+++ Data supplied +++
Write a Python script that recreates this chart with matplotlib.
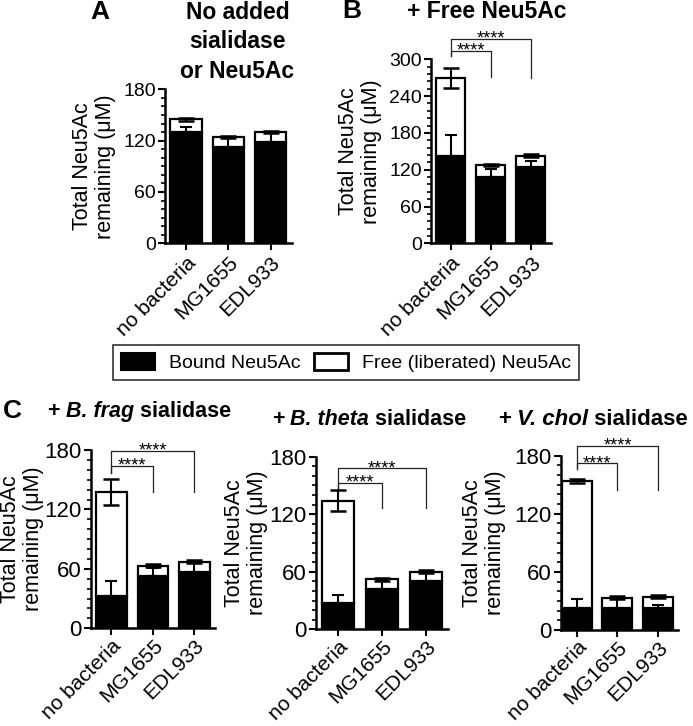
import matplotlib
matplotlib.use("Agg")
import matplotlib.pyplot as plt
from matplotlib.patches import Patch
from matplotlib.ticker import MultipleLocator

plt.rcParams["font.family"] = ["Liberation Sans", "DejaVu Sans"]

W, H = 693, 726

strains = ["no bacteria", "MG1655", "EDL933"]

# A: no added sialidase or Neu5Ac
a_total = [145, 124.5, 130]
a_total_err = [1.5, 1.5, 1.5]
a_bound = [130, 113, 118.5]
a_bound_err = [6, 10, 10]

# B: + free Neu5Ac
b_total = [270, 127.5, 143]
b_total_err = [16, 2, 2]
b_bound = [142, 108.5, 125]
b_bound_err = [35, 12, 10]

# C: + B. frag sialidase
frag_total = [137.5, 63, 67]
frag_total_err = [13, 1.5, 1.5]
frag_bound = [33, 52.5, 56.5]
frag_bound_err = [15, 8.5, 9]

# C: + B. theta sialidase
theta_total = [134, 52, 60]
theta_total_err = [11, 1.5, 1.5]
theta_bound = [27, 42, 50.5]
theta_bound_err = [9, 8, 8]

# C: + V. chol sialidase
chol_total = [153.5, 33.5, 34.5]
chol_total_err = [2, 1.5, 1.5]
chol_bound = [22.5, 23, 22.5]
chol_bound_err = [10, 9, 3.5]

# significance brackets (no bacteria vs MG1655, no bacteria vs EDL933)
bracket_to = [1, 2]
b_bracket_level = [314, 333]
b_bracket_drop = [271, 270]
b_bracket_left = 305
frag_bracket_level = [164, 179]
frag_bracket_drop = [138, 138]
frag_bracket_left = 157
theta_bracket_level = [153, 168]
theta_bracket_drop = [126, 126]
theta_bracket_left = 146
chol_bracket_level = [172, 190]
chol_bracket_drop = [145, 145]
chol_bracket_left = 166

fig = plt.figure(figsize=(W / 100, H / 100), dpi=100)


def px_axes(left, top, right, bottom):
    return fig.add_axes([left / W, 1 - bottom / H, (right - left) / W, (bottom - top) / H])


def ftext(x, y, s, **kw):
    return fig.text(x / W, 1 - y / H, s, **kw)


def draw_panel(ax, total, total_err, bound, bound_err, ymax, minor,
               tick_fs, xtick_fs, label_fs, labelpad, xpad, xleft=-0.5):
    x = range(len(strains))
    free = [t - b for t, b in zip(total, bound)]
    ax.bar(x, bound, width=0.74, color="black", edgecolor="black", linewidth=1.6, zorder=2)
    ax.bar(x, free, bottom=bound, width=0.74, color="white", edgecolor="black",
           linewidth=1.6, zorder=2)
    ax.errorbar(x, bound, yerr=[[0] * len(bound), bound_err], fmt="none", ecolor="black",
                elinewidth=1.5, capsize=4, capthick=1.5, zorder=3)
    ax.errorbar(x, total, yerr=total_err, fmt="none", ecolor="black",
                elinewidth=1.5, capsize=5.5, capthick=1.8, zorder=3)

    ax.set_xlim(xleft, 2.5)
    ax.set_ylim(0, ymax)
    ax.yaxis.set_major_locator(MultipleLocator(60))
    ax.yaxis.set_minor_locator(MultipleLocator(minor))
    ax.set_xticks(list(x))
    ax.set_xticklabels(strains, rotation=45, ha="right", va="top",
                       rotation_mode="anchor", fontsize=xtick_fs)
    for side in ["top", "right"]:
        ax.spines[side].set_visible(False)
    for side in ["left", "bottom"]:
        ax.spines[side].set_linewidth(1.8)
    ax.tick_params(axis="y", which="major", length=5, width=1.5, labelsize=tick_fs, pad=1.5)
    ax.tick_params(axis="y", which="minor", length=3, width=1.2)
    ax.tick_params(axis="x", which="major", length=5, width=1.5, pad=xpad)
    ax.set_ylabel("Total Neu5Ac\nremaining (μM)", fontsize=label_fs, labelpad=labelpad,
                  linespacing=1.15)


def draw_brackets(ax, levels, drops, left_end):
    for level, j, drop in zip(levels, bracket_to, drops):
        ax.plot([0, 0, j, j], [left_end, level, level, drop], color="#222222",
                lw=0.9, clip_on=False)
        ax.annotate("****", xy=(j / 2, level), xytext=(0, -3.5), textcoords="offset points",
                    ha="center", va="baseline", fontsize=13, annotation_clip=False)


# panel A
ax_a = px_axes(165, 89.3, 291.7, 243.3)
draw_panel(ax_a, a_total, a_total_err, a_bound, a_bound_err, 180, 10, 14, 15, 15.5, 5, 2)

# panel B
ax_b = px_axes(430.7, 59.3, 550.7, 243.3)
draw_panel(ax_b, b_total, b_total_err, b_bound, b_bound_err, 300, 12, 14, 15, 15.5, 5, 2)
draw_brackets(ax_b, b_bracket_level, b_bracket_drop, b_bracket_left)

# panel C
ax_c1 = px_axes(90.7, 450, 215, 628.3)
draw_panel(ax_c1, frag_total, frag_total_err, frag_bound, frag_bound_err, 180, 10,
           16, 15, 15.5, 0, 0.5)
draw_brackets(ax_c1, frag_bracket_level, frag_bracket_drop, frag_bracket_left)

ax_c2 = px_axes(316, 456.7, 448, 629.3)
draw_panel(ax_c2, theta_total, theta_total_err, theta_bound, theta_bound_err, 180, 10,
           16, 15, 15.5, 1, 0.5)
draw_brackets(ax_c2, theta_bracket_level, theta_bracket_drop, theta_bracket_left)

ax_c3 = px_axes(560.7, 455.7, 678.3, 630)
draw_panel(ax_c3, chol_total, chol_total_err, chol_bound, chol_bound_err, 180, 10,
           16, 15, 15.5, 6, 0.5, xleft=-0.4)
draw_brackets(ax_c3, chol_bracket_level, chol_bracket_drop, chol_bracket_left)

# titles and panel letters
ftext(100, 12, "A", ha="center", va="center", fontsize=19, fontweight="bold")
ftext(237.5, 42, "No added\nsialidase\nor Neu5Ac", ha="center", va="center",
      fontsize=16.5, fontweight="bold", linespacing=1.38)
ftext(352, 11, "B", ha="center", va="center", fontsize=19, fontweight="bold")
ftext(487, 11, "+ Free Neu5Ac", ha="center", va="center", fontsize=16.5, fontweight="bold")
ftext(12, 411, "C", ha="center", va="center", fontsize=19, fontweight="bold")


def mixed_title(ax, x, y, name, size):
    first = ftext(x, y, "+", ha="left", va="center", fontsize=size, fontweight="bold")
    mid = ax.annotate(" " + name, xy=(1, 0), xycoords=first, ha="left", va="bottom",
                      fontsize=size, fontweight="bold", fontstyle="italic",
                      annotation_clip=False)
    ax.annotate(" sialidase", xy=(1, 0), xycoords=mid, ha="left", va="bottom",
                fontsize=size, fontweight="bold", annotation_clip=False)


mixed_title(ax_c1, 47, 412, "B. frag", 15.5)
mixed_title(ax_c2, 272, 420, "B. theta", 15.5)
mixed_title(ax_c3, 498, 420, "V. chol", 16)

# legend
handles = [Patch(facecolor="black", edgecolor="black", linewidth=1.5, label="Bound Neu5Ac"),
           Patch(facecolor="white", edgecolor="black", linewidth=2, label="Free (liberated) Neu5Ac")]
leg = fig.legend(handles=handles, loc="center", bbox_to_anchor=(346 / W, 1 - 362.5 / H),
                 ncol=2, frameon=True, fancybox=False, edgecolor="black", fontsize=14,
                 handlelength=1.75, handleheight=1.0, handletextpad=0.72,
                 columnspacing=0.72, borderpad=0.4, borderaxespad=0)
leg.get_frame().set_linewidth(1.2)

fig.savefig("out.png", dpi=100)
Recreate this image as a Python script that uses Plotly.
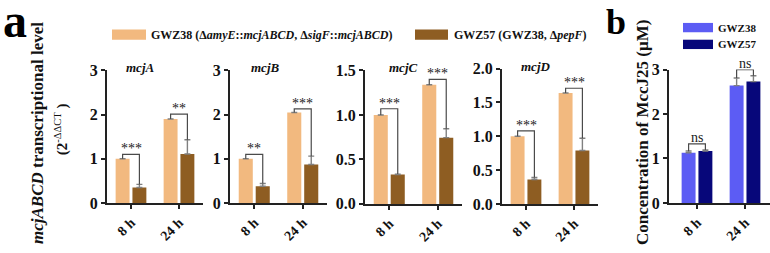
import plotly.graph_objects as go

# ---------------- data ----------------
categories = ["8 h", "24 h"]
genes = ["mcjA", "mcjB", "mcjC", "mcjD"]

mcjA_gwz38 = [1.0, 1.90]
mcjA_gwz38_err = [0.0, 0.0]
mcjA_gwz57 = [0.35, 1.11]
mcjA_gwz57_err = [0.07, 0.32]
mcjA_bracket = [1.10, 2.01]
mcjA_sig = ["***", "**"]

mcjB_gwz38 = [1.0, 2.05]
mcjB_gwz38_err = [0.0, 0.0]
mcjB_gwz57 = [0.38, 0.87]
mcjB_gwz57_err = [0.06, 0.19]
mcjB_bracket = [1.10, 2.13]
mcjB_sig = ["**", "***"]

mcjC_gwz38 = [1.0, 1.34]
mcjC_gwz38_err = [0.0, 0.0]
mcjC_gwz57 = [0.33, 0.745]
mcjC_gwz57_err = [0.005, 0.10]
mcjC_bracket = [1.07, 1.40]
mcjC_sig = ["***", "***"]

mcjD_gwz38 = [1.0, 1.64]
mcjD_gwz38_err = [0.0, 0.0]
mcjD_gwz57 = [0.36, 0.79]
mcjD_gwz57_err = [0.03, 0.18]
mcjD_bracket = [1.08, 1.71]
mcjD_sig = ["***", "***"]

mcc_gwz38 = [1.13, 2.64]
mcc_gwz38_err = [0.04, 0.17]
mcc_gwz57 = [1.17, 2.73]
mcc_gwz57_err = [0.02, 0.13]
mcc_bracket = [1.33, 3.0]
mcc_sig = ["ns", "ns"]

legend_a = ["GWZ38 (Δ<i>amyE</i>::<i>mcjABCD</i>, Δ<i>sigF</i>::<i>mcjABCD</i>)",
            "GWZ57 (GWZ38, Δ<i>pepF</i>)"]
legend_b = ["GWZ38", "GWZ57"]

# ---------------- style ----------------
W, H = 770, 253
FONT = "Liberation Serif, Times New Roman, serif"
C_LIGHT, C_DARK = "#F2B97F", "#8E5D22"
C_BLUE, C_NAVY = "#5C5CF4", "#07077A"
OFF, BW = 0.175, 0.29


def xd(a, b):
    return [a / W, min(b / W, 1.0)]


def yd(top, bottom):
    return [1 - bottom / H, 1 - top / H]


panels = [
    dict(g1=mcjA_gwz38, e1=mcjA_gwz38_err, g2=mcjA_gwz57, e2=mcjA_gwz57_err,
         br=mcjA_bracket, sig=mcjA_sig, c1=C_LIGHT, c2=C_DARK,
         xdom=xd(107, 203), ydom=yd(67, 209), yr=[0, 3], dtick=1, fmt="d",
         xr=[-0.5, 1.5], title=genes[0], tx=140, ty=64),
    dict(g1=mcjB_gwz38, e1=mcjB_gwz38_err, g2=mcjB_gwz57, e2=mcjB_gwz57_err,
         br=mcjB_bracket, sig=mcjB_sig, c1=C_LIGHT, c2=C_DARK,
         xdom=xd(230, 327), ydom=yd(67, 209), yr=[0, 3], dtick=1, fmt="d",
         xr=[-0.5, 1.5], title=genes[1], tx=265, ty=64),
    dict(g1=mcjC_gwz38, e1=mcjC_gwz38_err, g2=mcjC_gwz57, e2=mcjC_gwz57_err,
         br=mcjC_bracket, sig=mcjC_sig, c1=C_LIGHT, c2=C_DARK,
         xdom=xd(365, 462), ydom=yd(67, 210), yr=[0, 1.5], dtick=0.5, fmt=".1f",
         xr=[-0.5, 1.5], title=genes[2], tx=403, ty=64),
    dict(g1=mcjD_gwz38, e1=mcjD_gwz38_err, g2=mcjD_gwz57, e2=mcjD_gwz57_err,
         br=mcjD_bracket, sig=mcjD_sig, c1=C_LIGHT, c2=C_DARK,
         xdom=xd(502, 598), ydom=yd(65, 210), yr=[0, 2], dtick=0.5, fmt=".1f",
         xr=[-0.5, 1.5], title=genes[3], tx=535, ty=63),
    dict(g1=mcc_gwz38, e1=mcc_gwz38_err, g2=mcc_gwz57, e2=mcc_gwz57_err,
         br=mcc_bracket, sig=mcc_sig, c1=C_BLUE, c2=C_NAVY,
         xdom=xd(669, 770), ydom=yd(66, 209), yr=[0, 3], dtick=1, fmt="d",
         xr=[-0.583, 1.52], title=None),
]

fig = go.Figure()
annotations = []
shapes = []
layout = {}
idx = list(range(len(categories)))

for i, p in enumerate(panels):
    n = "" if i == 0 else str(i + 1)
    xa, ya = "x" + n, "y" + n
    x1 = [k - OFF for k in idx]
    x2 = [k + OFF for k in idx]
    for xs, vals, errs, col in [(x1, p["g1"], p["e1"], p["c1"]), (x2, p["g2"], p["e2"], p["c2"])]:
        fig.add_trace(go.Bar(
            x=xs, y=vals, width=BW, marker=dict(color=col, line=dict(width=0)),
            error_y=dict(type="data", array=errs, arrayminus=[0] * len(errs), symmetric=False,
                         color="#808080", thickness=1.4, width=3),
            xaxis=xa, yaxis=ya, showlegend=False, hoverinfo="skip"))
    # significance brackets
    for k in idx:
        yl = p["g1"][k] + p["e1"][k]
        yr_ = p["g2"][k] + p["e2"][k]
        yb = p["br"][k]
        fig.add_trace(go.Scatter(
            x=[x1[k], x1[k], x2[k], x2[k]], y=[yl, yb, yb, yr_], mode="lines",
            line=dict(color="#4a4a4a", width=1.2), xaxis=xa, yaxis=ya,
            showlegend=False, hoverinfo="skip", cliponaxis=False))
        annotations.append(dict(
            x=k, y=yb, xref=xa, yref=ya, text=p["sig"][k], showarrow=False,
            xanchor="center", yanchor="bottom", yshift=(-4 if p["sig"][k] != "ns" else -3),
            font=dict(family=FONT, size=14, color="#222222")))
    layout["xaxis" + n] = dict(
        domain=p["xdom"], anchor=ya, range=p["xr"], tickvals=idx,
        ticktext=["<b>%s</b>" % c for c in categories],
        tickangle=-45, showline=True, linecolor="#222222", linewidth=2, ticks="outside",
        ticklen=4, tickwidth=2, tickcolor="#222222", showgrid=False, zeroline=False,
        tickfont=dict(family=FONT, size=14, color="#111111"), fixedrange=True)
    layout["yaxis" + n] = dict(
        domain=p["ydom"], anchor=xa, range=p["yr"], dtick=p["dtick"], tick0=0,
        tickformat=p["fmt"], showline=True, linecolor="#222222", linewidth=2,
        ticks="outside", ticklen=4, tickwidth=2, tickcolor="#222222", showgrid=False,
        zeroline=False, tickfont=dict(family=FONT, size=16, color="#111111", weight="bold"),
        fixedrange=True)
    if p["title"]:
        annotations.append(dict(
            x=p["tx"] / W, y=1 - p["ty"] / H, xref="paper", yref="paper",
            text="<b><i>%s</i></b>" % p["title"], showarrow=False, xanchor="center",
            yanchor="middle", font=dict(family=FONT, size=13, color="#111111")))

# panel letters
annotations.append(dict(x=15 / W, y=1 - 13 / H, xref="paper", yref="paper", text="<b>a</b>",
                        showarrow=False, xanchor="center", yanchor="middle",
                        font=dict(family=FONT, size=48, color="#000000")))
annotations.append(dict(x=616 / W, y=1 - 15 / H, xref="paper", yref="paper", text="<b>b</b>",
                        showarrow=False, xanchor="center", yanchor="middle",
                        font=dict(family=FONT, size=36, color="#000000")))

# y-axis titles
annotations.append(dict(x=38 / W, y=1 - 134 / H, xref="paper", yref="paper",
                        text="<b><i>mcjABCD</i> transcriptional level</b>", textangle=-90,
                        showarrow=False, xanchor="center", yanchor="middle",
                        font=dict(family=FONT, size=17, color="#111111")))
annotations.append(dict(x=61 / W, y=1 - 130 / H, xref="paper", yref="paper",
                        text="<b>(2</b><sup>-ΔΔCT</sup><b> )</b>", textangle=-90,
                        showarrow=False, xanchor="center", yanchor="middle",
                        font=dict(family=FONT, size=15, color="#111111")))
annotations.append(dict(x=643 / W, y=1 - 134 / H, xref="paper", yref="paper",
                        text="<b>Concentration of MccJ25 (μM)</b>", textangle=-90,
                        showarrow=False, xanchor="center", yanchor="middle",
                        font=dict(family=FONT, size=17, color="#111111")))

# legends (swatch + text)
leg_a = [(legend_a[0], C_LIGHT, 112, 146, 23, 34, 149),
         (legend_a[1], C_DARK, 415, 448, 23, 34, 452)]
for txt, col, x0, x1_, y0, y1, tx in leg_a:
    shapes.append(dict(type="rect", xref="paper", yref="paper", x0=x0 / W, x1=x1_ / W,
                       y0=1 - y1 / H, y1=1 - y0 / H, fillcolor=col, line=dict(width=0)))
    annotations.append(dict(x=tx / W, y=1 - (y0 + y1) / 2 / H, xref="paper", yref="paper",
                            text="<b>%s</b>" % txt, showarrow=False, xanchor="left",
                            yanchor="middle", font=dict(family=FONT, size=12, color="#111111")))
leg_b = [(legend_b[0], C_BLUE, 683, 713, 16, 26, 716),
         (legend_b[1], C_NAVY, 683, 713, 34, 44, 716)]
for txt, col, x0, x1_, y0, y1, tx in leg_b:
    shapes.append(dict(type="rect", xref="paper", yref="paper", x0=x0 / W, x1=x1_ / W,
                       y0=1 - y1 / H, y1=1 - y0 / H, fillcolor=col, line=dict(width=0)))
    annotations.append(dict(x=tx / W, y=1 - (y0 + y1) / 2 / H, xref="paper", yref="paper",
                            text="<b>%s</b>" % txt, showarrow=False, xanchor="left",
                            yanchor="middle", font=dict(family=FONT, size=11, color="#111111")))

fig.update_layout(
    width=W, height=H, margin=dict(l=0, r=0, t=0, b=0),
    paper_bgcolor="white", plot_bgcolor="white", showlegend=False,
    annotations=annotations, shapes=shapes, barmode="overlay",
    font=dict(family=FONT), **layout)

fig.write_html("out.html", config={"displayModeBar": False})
+++
> _What you have to do_
Could you repeat exactly the lines from the first one of the records above through the line containing "chol_bound_err = [10, 9, 3.5]", leaving out any pictures?

> _Response_
Write a Python script that recreates this chart with matplotlib.
import matplotlib
matplotlib.use("Agg")
import matplotlib.pyplot as plt
from matplotlib.patches import Patch
from matplotlib.ticker import MultipleLocator

plt.rcParams["font.family"] = ["Liberation Sans", "DejaVu Sans"]

W, H = 693, 726

strains = ["no bacteria", "MG1655", "EDL933"]

# A: no added sialidase or Neu5Ac
a_total = [145, 124.5, 130]
a_total_err = [1.5, 1.5, 1.5]
a_bound = [130, 113, 118.5]
a_bound_err = [6, 10, 10]

# B: + free Neu5Ac
b_total = [270, 127.5, 143]
b_total_err = [16, 2, 2]
b_bound = [142, 108.5, 125]
b_bound_err = [35, 12, 10]

# C: + B. frag sialidase
frag_total = [137.5, 63, 67]
frag_total_err = [13, 1.5, 1.5]
frag_bound = [33, 52.5, 56.5]
frag_bound_err = [15, 8.5, 9]

# C: + B. theta sialidase
theta_total = [134, 52, 60]
theta_total_err = [11, 1.5, 1.5]
theta_bound = [27, 42, 50.5]
theta_bound_err = [9, 8, 8]

# C: + V. chol sialidase
chol_total = [153.5, 33.5, 34.5]
chol_total_err = [2, 1.5, 1.5]
chol_bound = [22.5, 23, 22.5]
chol_bound_err = [10, 9, 3.5]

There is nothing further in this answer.